Their message to the young players was to use football to get a college degree.
"Football is your ticket to an education," Julie Bulloch said. "If you're fortunate enough to get to the next step, amazing. If not, you have an education, something to fall back on."
This is a homecoming for Powell, but he'll be back in the spring for a bigger occasion: his wedding at the Bullochs' ranch. Rusty will officiate.
"Knowing that he's coming back here (for the game), that he's reached the level that he's reached and him being so humble about it," Rusty Bulloch said, "it's going to be a great day. And it's even greater that he gets to come here the next day."
'Overwhelmed with joy'
Powell's mother is as surprised as she is excited to see her son excelling on the football field, in the classroom and in life. She's not done being proud of his high school diploma, so the thought of a college degree in May is incredible.
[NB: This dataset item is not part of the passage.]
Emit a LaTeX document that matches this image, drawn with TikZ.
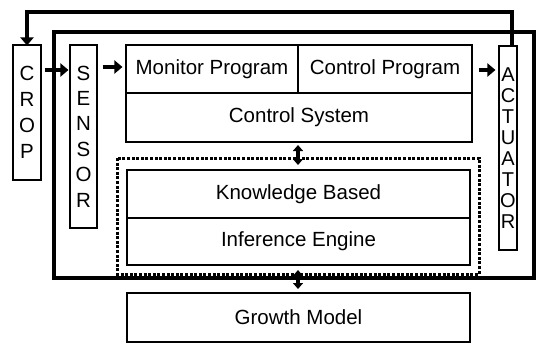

"I'm very proud of him," she said. "I didn't think he was going to make it this far. I look back, and he's become a respectful, nice, pleasant person. Everybody says how much he's changed, and I'm so proud of that. I'm just overwhelmed with joy."
The Bullochs appreciate that their story reminds many of last year's Sandra Bullock movie The Blind Side, but they bristle at the notion they've brought anyone into their home with the hopes of raising a pro football player for their own benefit.
"He owes us a lot. He owes us a lot of love," Rusty Bulloch said. "That's all we expect. To know that in six months, he could be basically a millionaire? Oh, my gosh. What more do you want for your kids?"